I don't often adopt the role of the apologist. I enjoy Inquisition, but I'm perfectly fine with the idea that you might not. I wouldn't normally go out of my way to persuade people to play a game they're not enjoying. The difference here is that the Hinterlands trap is a real problem that I've seen first-hand.
Our editor, Sam, was recently showing the signs—explaining how he'd spent a weekend pottering around, completing sedate, low-level quests. Our section editor, Andy Kelly, never left the area. Watching his appreciation for the game wane was like watching the moments before a car crash it's too late to avoid. "It's okay, I'm enjoying the Hinterlands," he'd say. Soon after, he stopped playing altogether.
It's heartbreaking to see it happen, because the Hinterlands are the antithesis to everything that makes Inquisition great. Abandoning the game because you're sick of the Hinterlands is like walking out of a restaurant because you ate too many breadsticks.
The problem isn't that the Hinterlands are bad; it's that they're vast but specific in scope. Inquisition is wonderfully varied, and filled with interesting scenarios and locations—most of them not a sort of dull green woodland. Outside of the Hinterlands is the Storm Coast, where you can watch as a dragon fights a giant. Or there's the Fallow Mire, an area built to hold a linear, standalone ghost story separate from the main campaign. There's deserts and beaches and snow and a sort of brighter, greener woodland that's much prettier to look at.
As the game's opening region, the Hinterlands fill a very particular role. They're filled with fetch quests and uncomplicated challenges—both as a way to easily teach the game's core combat and mechanics, and as pace-changer between the Big Important Shit found elsewhere in the campaign.
Inquisition's developers claim that the Hinterlands alone are bigger than the playable areas of Dragon Age: Origins and Dragon Age 2 combined. That's an awful lot of fetching to quest, and it's absurd to think you could do it all in one visit. Inquisition's locations are places to return to over tens, maybe even hundreds of hours. You're meant to get a feel for them and move on—coming back later as you hop around the world. You'll find surprising stories out there, but you'll also find objectives that you can build upon on each return.
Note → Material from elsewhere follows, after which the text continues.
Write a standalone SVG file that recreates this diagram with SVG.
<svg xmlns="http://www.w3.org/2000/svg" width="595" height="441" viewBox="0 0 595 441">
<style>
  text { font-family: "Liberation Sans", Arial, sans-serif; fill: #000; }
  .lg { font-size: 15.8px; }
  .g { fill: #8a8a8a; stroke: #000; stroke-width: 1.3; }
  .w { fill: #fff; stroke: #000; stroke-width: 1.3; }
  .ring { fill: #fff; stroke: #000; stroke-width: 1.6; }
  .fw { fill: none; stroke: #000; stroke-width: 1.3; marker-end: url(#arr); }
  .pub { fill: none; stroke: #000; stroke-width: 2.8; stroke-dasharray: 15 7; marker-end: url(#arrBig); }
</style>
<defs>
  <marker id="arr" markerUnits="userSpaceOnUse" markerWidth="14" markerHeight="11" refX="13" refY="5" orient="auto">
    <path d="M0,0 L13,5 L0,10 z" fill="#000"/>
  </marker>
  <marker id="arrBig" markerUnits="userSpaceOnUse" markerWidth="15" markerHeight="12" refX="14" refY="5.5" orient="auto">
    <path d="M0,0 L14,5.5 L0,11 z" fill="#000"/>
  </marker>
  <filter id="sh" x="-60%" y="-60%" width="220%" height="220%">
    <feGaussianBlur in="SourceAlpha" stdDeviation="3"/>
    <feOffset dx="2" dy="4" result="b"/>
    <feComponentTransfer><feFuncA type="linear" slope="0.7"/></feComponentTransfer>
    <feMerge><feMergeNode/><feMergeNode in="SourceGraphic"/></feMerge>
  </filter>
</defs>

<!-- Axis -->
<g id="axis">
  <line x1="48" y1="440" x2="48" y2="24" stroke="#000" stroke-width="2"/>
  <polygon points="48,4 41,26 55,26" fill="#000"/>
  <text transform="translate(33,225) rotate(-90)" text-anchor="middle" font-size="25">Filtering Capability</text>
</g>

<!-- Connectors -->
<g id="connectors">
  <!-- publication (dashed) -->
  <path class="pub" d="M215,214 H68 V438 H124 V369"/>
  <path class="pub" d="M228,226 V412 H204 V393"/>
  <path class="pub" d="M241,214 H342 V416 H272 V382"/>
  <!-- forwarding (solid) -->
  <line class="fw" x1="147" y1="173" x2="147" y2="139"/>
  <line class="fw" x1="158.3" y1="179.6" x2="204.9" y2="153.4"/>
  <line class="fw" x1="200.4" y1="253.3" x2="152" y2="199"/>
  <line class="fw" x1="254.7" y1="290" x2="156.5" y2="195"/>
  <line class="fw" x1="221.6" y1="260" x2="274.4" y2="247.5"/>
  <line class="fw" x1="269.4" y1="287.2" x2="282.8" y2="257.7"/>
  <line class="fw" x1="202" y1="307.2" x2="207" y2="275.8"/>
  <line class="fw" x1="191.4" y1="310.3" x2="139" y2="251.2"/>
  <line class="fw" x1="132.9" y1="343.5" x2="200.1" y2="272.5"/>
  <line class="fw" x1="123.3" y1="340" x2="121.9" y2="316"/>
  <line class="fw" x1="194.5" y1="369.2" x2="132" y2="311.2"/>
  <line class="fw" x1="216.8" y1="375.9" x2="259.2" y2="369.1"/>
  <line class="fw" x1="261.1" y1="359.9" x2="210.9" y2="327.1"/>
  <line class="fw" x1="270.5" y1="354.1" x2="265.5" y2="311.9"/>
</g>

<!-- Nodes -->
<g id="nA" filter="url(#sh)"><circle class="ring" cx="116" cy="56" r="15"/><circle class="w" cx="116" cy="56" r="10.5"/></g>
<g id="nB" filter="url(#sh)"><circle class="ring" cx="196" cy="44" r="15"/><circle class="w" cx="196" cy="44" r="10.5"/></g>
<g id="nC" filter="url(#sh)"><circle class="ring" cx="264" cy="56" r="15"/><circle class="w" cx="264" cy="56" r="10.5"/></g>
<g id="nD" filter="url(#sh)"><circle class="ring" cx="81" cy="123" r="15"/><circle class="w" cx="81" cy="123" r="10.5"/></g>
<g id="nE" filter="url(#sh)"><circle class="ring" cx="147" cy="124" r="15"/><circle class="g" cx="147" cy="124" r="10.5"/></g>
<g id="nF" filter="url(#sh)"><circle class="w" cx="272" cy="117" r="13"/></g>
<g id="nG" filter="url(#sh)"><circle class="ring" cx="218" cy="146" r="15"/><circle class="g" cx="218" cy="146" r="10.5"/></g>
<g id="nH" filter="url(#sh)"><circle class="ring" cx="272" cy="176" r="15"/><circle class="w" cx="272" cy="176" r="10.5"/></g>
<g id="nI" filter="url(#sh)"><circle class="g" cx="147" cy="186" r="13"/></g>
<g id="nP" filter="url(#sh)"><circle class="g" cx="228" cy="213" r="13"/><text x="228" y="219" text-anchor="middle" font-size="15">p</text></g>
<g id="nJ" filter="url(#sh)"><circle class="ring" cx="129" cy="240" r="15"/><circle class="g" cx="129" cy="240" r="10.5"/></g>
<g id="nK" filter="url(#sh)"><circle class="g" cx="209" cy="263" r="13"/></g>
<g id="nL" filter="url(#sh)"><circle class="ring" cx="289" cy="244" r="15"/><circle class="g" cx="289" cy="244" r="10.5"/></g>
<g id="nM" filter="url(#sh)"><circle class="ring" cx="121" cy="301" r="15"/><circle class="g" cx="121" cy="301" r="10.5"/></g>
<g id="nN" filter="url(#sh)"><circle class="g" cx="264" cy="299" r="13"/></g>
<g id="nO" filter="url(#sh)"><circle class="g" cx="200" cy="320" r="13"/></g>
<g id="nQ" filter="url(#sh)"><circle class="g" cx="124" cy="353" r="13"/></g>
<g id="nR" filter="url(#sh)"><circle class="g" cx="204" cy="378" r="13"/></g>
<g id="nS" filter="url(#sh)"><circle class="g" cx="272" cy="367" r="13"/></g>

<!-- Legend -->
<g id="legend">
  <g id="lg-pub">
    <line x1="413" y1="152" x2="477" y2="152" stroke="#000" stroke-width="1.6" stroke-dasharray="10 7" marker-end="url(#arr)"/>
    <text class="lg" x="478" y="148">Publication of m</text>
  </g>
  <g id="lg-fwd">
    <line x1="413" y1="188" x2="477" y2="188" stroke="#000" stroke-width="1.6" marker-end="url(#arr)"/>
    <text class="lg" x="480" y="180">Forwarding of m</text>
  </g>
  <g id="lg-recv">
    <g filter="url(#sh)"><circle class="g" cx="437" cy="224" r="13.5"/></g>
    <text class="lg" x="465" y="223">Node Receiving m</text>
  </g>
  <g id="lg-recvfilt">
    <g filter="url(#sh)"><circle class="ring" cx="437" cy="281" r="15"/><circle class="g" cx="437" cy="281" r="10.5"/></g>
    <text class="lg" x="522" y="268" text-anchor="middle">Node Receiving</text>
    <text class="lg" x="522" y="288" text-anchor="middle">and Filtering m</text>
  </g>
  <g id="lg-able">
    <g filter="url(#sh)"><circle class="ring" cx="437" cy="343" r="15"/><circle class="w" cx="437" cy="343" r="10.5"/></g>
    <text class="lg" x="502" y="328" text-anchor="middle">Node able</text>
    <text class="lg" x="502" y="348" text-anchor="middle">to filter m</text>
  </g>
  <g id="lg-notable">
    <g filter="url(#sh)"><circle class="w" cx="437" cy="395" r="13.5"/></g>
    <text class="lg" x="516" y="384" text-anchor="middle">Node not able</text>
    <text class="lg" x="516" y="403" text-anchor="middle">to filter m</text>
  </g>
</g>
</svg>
Trivial tasks that, when completed a bit at a time, provide a nice reward when they're finally pieced together.
If you haven't left the Hinterlands, you're not really playing Dragon Age: Inquisition yet. You're playing Dragon Age: Bunch of Chancers Who Aimlessly Wander About. You're not a cohesive unit, but rather a collection of bystanders embroiled in a potentially heretical order. The story has barely begun, and so there's little of import to do. The busywork is more frequent; the real meat of the game yet to be revealed.
The best advice I can give any new or lapsed Inquisition player is to not deviate too far from the main story until you've completed the mission In Your Heart Shall Burn. Inquisition's campaign is remarkable, and that mission in particular is one of the most memorable sequences in any Dragon Age game to date. It was the moment I stopped being married to the Inquisition out of obligation, and instead started to care about the characters I was leading. It re-contextualises the whole game. It would be a shame to miss it purely because you'd grown bored of collecting bear claws.
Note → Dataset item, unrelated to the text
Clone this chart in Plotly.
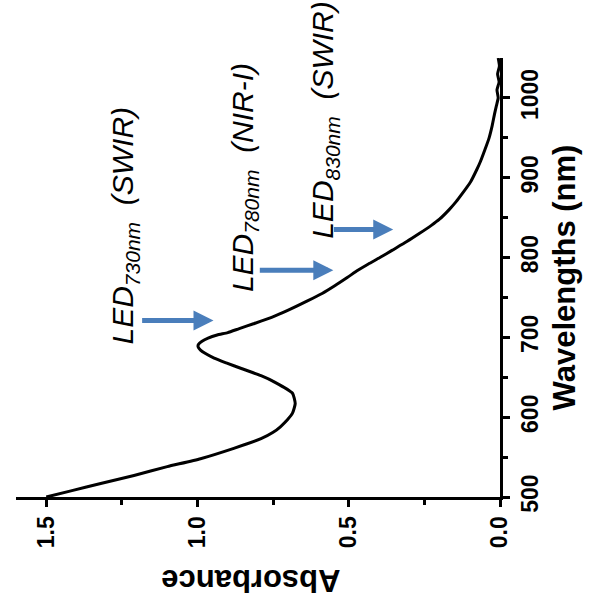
import plotly.graph_objects as go

# Spectrum read from the (rotated) reference
wavelength = [500, 508, 517, 527, 538, 548, 561, 573, 581, 588, 597, 605, 617, 630,
              644, 652, 661, 668, 674, 680, 684, 688, 691, 695, 699, 703, 706, 711,
              717, 725, 734, 745, 755, 765, 775, 784, 792, 800, 809, 820, 830, 840,
              848, 860, 870, 880, 895, 910, 920, 935, 950, 965, 980, 990, 1000, 1010,
              1020, 1030, 1040, 1050]
absorbance = [1.50, 1.415, 1.32, 1.21, 1.10, 0.99, 0.88, 0.79, 0.75, 0.726, 0.702, 0.686,
              0.677, 0.686, 0.745, 0.79, 0.855, 0.905, 0.945, 0.975, 0.99, 0.998, 0.997,
              0.985, 0.965, 0.935, 0.90, 0.862, 0.815, 0.755, 0.70, 0.64, 0.588, 0.545,
              0.505, 0.47, 0.435, 0.397, 0.357, 0.308, 0.267, 0.228, 0.20, 0.168, 0.145,
              0.125, 0.097, 0.077, 0.065, 0.05, 0.036, 0.026, 0.018, 0.012, 0.006, 0.01,
              0.003, 0.008, 0.002, 0.006]

abs_ticks = [0.0, 0.5, 1.0, 1.5]
wl_ticks = [500, 600, 700, 800, 900, 1000]

# LED labels: (text, absorbance centre, wavelength centre)
led_labels = ["<i>LED<sub>730nm</sub>  (SWIR)</i>",
              "<i>LED<sub>780nm</sub>  (NIR-I)</i>",
              "<i>LED<sub>830nm</sub>  (SWIR)</i>"]
label_abs = [1.24, 0.845, 0.58]
label_wl = [840, 900, 972]

# arrows: tail absorbance, head absorbance, wavelength
arrow_tail = [1.188, 0.799, 0.554]
arrow_head = [0.947, 0.551, 0.353]
arrow_wl = [721, 784, 835]

FONT = "Arial, Liberation Sans, sans-serif"

fig = go.Figure()
fig.add_trace(go.Scatter(x=absorbance, y=wavelength, mode="lines",
                         line=dict(color="black", width=3, shape="spline", smoothing=0.5),
                         showlegend=False, hoverinfo="skip"))

ann = []
for t, a, w in zip(led_labels, label_abs, label_wl):
    ann.append(dict(x=a, y=w, xref="x", yref="y", text=t, showarrow=False,
                    textangle=-90, font=dict(family=FONT, size=30, color="black")))
for ta, ha, w in zip(arrow_tail, arrow_head, arrow_wl):
    ann.append(dict(x=ha, y=w, ax=ta, ay=w, xref="x", yref="y", axref="x", ayref="y",
                    text="", showarrow=True, arrowhead=2, arrowsize=0.8, arrowwidth=5,
                    arrowcolor="#4A7EBB"))
ann.append(dict(x=0.486, y=-0.19, xref="paper", yref="paper", text="<b>Absorbance</b>",
                showarrow=False, textangle=180, yanchor="middle",
                font=dict(family=FONT, size=31, color="black")))

fig.update_layout(
    width=596, height=607,
    margin=dict(l=16, r=96, t=58, b=110),
    paper_bgcolor="white", plot_bgcolor="white",
    annotations=ann,
    xaxis=dict(range=[1.6, 0], tickvals=abs_ticks, ticktext=[f"{v:.1f}" for v in abs_ticks],
               tickangle=-90, showline=True, linewidth=3, linecolor="black",
               ticks="outside", ticklen=7, tickwidth=3, tickcolor="black",
               minor=dict(tickvals=[0.25, 0.75, 1.25], ticks="outside", ticklen=5,
                          tickwidth=3, tickcolor="black"),
               showgrid=False, zeroline=False,
               tickfont=dict(family=FONT, size=23, color="black", weight="bold")),
    yaxis=dict(range=[500, 1050], side="right", tickvals=wl_ticks, tickangle=-90,
               showline=True, linewidth=3, linecolor="black",
               ticks="outside", ticklen=7, tickwidth=3, tickcolor="black",
               minor=dict(tickvals=[550, 650, 750, 850, 950], ticks="outside", ticklen=5,
                          tickwidth=3, tickcolor="black"),
               showgrid=False, zeroline=False,
               tickfont=dict(family=FONT, size=23, color="black", weight="bold"),
               title=dict(text="<b>Wavelengths (nm)</b>", standoff=12,
                          font=dict(family=FONT, size=31, color="black"))),
)

fig.write_html("out.html")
That I felt the need to write this highlights a major problem with Inquisition's opening, but also with the way RPGs have conditioned players to act in a certain way. Every other Dragon Age game—most other RPGs—would reward you for finishing up all of an area's business before moving on. Inquisition destroys itself.
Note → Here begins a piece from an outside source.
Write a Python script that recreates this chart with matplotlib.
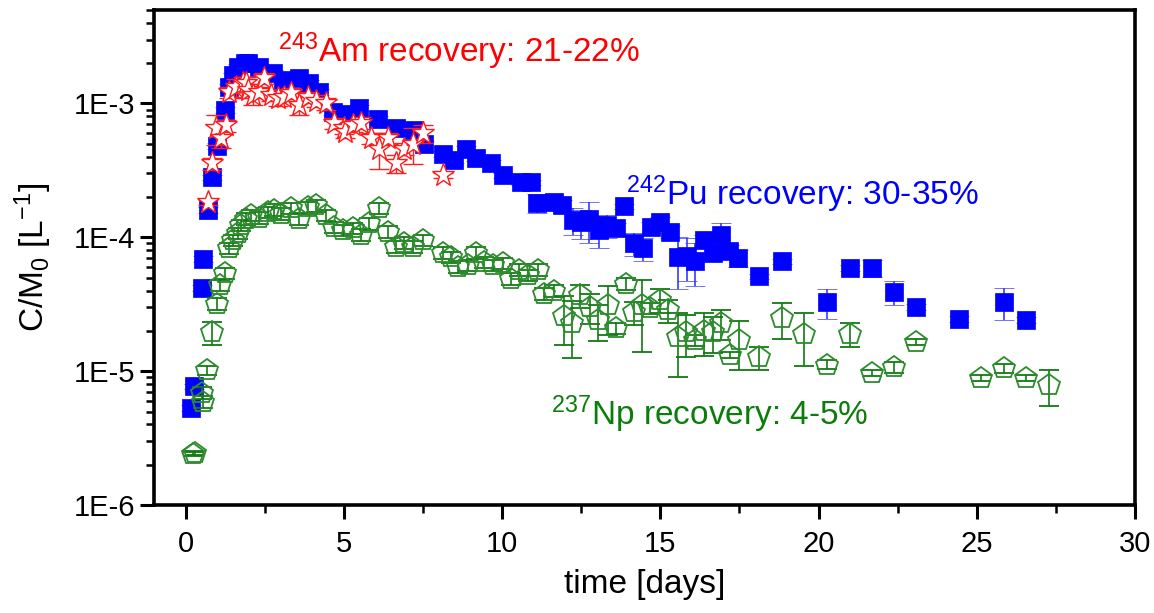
import numpy as np
import matplotlib
matplotlib.use("Agg")
import matplotlib.pyplot as plt
from matplotlib.ticker import FixedLocator, LogLocator, NullFormatter

plt.rcParams['font.family'] = ['Liberation Sans', 'DejaVu Sans']
plt.rcParams['mathtext.fontset'] = 'custom'
plt.rcParams['mathtext.rm'] = 'Liberation Sans'

# 242Pu breakthrough: time [days], C/M0 [1/L], relative error
pu_t = [0.16, 0.25, 0.50, 0.54, 0.70, 0.82, 0.98, 1.23, 1.36, 1.49, 1.65, 1.87,
        1.96, 2.31, 2.75, 3.07, 3.58, 3.89, 4.21, 4.65, 4.90, 5.47, 6.08, 6.65,
        7.22, 7.53, 8.13, 8.48, 8.86, 9.18, 9.65, 10.03, 10.60, 10.90, 11.10,
        11.65, 11.90, 12.25, 12.50, 12.75, 13.07, 13.30, 13.60, 13.86, 14.18,
        14.46, 14.70, 15.00, 15.30, 15.57, 15.85, 16.08, 16.39, 16.65, 16.93,
        17.18, 17.47, 18.13, 18.86, 20.28, 20.98, 21.68, 22.37, 23.07, 24.43,
        25.85, 26.55]
pu_c = [5.3e-6, 7.7e-6, 4.2e-5, 6.9e-5, 1.6e-4, 2.8e-4, 4.8e-4, 9.0e-4, 1.32e-3,
        1.62e-3, 1.86e-3, 2.0e-3, 2.0e-3, 1.86e-3, 1.70e-3, 1.49e-3, 1.56e-3,
        1.43e-3, 1.21e-3, 8.6e-4, 8.4e-4, 9.2e-4, 7.7e-4, 6.5e-4, 6.3e-4, 5.0e-4,
        4.2e-4, 3.76e-4, 4.6e-4, 3.9e-4, 3.6e-4, 2.9e-4, 2.57e-4, 2.57e-4,
        1.8e-4, 1.82e-4, 1.74e-4, 1.34e-4, 1.29e-4, 1.38e-4, 1.13e-4, 1.23e-4,
        1.17e-4, 1.7e-4, 9.0e-5, 8.3e-5, 1.19e-4, 1.29e-4, 1.1e-4, 7.1e-5,
        7.3e-5, 6.7e-5, 9.5e-5, 7.6e-5, 1.04e-4, 7.9e-5, 7.0e-5, 5.1e-5, 6.6e-5,
        3.3e-5, 5.9e-5, 5.9e-5, 3.9e-5, 3.0e-5, 2.45e-5, 3.3e-5, 2.4e-5]
pu_rel = [0.05, 0.05, 0.05, 0.05, 0.05, 0.05, 0.05, 0.05, 0.05, 0.05, 0.05, 0.05,
          0.05, 0.05, 0.05, 0.05, 0.05, 0.05, 0.05, 0.05, 0.05, 0.05, 0.05, 0.05,
          0.05, 0.05, 0.05, 0.05, 0.05, 0.05, 0.05, 0.05, 0.05, 0.05, 0.16,
          0.10, 0.10, 0.23, 0.25, 0.34, 0.27, 0.20, 0.10, 0.05, 0.20, 0.20,
          0.10, 0.10, 0.10, 0.42, 0.35, 0.35, 0.10, 0.10, 0.23, 0.10, 0.15,
          0.05, 0.05, 0.25, 0.05, 0.15, 0.20, 0.05, 0.05, 0.27, 0.05]

# 243Am breakthrough
am_t = [0.70, 0.82, 0.95, 1.10, 1.27, 1.36, 1.58, 1.80, 1.90, 1.96, 2.12, 2.31,
        2.47, 2.69, 2.91, 3.10, 3.32, 3.58, 3.86, 4.11, 4.43, 4.68, 5.00, 5.05,
        5.28, 5.54, 5.85, 6.10, 6.39, 6.65, 6.90, 7.18, 7.50, 8.13]
am_c = [1.82e-4, 3.56e-4, 6.5e-4, 5.5e-4, 6.85e-4, 1.21e-3, 1.32e-3, 1.41e-3,
        1.43e-3, 1.25e-3, 1.15e-3, 1.21e-3, 1.54e-3, 1.15e-3, 1.09e-3, 1.11e-3,
        1.19e-3, 9.7e-4, 1.11e-3, 1.05e-3, 1.0e-3, 7.1e-4, 6.6e-4, 6.1e-4,
        6.85e-4, 7.2e-4, 5.5e-4, 4.6e-4, 5.5e-4, 3.56e-4, 4.6e-4, 5.0e-4,
        6.0e-4, 2.9e-4]
am_rel = [0.05, 0.10, 0.25, 0.15, 0.10, 0.10, 0.15, 0.12, 0.10, 0.12, 0.15, 0.10,
          0.10, 0.10, 0.12, 0.10, 0.10, 0.15, 0.10, 0.10, 0.10, 0.10, 0.10, 0.10,
          0.10, 0.10, 0.10, 0.30, 0.10, 0.15, 0.10, 0.30, 0.15, 0.05]

# 237Np breakthrough
np_t = [0.22, 0.30, 0.50, 0.55, 0.68, 0.82, 0.98, 1.08, 1.23, 1.36, 1.49, 1.65,
        1.74, 1.90, 2.06, 2.31, 2.59, 2.78, 3.00, 3.32, 3.58, 3.86, 4.11, 4.43,
        4.68, 4.97, 5.28, 5.54, 5.79, 6.10, 6.39, 6.65, 6.90, 7.18, 7.50, 8.13,
        8.39, 8.60, 8.92, 9.18, 9.43, 9.72, 10.03, 10.28, 10.54, 10.82, 11.14,
        11.33, 11.65, 11.96, 12.20, 12.47, 12.78, 13.04, 13.35, 13.60, 13.90,
        14.18, 14.43, 14.68, 15.00, 15.25, 15.57, 15.82, 16.08, 16.39, 16.65,
        16.93, 17.20, 17.50, 18.13, 18.83, 19.53, 20.28, 20.98, 21.68, 22.37,
        23.07, 25.13, 25.85, 26.55, 27.28]
np_c = [2.4e-6, 2.45e-6, 6.9e-6, 5.9e-6, 1.02e-5, 1.95e-5, 3.2e-5, 4.4e-5, 5.4e-5,
        8.3e-5, 9.5e-5, 1.07e-4, 1.23e-4, 1.38e-4, 1.46e-4, 1.40e-4, 1.54e-4,
        1.60e-4, 1.50e-4, 1.65e-4, 1.38e-4, 1.67e-4, 1.73e-4, 1.46e-4, 1.19e-4,
        1.13e-4, 1.17e-4, 1.04e-4, 1.27e-4, 1.65e-4, 1.10e-4, 8.5e-5, 9.1e-5,
        8.5e-5, 9.5e-5, 7.7e-5, 7.1e-5, 6.0e-5, 6.2e-5, 7.7e-5, 6.5e-5, 6.2e-5,
        6.4e-5, 4.9e-5, 5.7e-5, 5.2e-5, 5.7e-5, 3.8e-5, 4.0e-5, 2.6e-5, 2.3e-5,
        3.7e-5, 3.0e-5, 2.4e-5, 3.1e-5, 2.1e-5, 4.5e-5, 2.75e-5, 3.1e-5, 2.95e-5,
        3.4e-5, 2.85e-5, 1.8e-5, 1.95e-5, 1.7e-5, 2.0e-5, 1.95e-5, 2.3e-5,
        1.32e-5, 1.7e-5, 1.27e-5, 2.5e-5, 1.9e-5, 1.12e-5, 1.9e-5, 9.7e-6,
        1.07e-5, 1.66e-5, 8.9e-6, 1.05e-5, 8.9e-6, 7.9e-6]
np_rel = [0.03, 0.03, 0.10, 0.10, 0.08, 0.20, 0.10, 0.10, 0.10, 0.10, 0.10, 0.10,
          0.10, 0.10, 0.10, 0.10, 0.10, 0.10, 0.10, 0.10, 0.10, 0.10, 0.10, 0.10,
          0.10, 0.10, 0.10, 0.10, 0.10, 0.10, 0.10, 0.10, 0.10, 0.10, 0.10, 0.10,
          0.10, 0.10, 0.10, 0.10, 0.10, 0.10, 0.10, 0.10, 0.10, 0.10, 0.10,
          0.10, 0.10, 0.40, 0.45, 0.20, 0.25, 0.30, 0.40, 0.10, 0.10, 0.20,
          0.55, 0.10, 0.20, 0.20, 0.50, 0.35, 0.10, 0.35, 0.30, 0.25, 0.05,
          0.40, 0.20, 0.30, 0.42, 0.08, 0.20, 0.05, 0.10, 0.05, 0.05, 0.08,
          0.05, 0.30]

x_major = [0, 5, 10, 15, 20, 25, 30]
y_major = [1e-6, 1e-5, 1e-4, 1e-3]
y_labels = ['1E-6', '1E-5', '1E-4', '1E-3']

fig = plt.figure(figsize=(11.54, 6.13), dpi=100)
ax = fig.add_axes([0.1335, 0.176, 0.85, 0.808])

pu_c = np.array(pu_c)
am_c = np.array(am_c)
np_c = np.array(np_c)

ax.errorbar(pu_t, pu_c, yerr=pu_c * np.array(pu_rel), fmt='s', ms=13,
            mfc='#0000ff', mec='#0000ff', mew=0.5, ecolor='#3a3aff',
            elinewidth=1.2, capsize=7, capthick=1.2, zorder=2)
ax.errorbar(am_t, am_c, yerr=am_c * np.array(am_rel), fmt='*', ms=17,
            mfc='white', mec='#ff1a1a', mew=1.0, ecolor='#ff2020',
            elinewidth=1.0, capsize=7, capthick=1.0, zorder=3)
ax.errorbar(np_t, np_c, yerr=np_c * np.array(np_rel), fmt='p', ms=16,
            mfc='none', mec='#2e8b2e', mew=1.3, ecolor='#107a10',
            elinewidth=1.2, capsize=7, capthick=1.2, zorder=4)

ax.set_yscale('log')
ax.set_xlim(-1, 30)
ax.set_ylim(1e-6, 5e-3)

ax.set_xticks(x_major)
ax.xaxis.set_minor_locator(FixedLocator(np.arange(2.5, 30, 5)))
ax.set_yticks(y_major)
ax.set_yticklabels(y_labels)
ax.yaxis.set_minor_locator(LogLocator(base=10, subs=np.arange(2, 10)))
ax.yaxis.set_minor_formatter(NullFormatter())

for s in ax.spines.values():
    s.set_linewidth(2.6)
ax.tick_params(which='major', direction='out', length=10, width=2.2,
               labelsize=21, top=False, right=False)
ax.tick_params(which='minor', direction='out', length=6, width=1.8,
               top=False, right=False)
ax.tick_params(axis='x', which='major', labelsize=21, pad=8)

ax.set_xlabel('time [days]', fontsize=24, labelpad=8)
ax.set_ylabel(r'C/M$\mathregular{_0}$ [L$\mathregular{^{-1}}$]', fontsize=24,
              labelpad=14)

ax.text(2.91, 2.02e-3, r'$\mathregular{^{243}}$Am recovery: 21-22%',
        color='#ff0000', fontsize=24, va='baseline')
ax.text(13.92, 1.73e-4, r'$\mathregular{^{242}}$Pu recovery: 30-35%',
        color='#0000ff', fontsize=24, va='baseline')
ax.text(11.55, 3.95e-6, r'$\mathregular{^{237}}$Np recovery: 4-5%',
        color='#0a7d0a', fontsize=24, va='baseline')

fig.savefig('out.png', dpi=100)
This is my plea. Get out of the Hinterlands, and don't go back until you've experienced the scope of what Inquisition can be. Don't go back until you've seen new places and met new people. Don't go back until you've spent three hours battling against impossible odds and decided the fate of a goddamn empire. After that, by all means return. Lopping off a few bear claws can make for a nice change of pace.